QUEBRADA DE HUMAHUACA
Quebrada de Humahuaca follows the line of a major cultural route, the Camino Inca, along the spectacular valley of the Rio Grande, from its source in the cold high desert plateau of the High Andean lands to its confluence with the Rio Leone some 150 km to the south. The valley shows substantial evidence of its use as a major trade route over the past 10,000 years. It features visible traces of prehistoric hunter-gatherer communities, of the Inca Empire (15th to 16th centuries) and of the fight for independence in the 19th and 20th centuries.
IGUAZU NATIONAL PARK
The semi-circular waterfall at the heart of this site is some 80 m high and 2,7 km in diameter and is considered to be one of the most spectacular waterfalls in the world. It spans the international border with neighbouring Brazil. Here, the Iguaçu River drops vertically in a series of cataracts producing vast sprays of water. The river, aptly named after the indigenous term for “great water” forms a large bend in the shape of a horseshoe in the heart of the jointly Argentinian and Brazil Iguaçu National Park. Both constitute the most significant remnants of the so-called Interior Atlantic Rainforest which is home to over 2,000 species of plants and typical wildlife such as tapirs, giant anteaters, howler monkeys, ocelots, jaguars and Caymans.

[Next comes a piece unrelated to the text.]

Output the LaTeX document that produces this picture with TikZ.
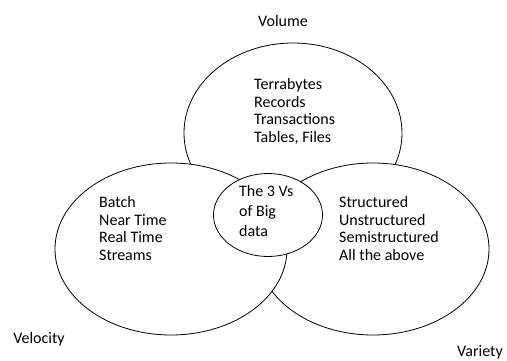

LOS GLACIARES NATIONAL PARK
This National Park is an area of exceptional natural beauty, with rugged, towering mountains and numerous glacial lakes, including Lake Argentino (160 km long). Los Glaciares owes its name to the numerous glaciers covering roughly half of the World Heritage property with a total surface of 600,000 hectares. Many of these glaciers are fed by the massive South Patagonian Ice Field. At its farthest end, three glaciers meet to dump their effluvia into the milky grey glacial water, launching massive igloo icebergs into the lake with thunderous splashes. The property therefore constitutes a massive freshwater reservoir.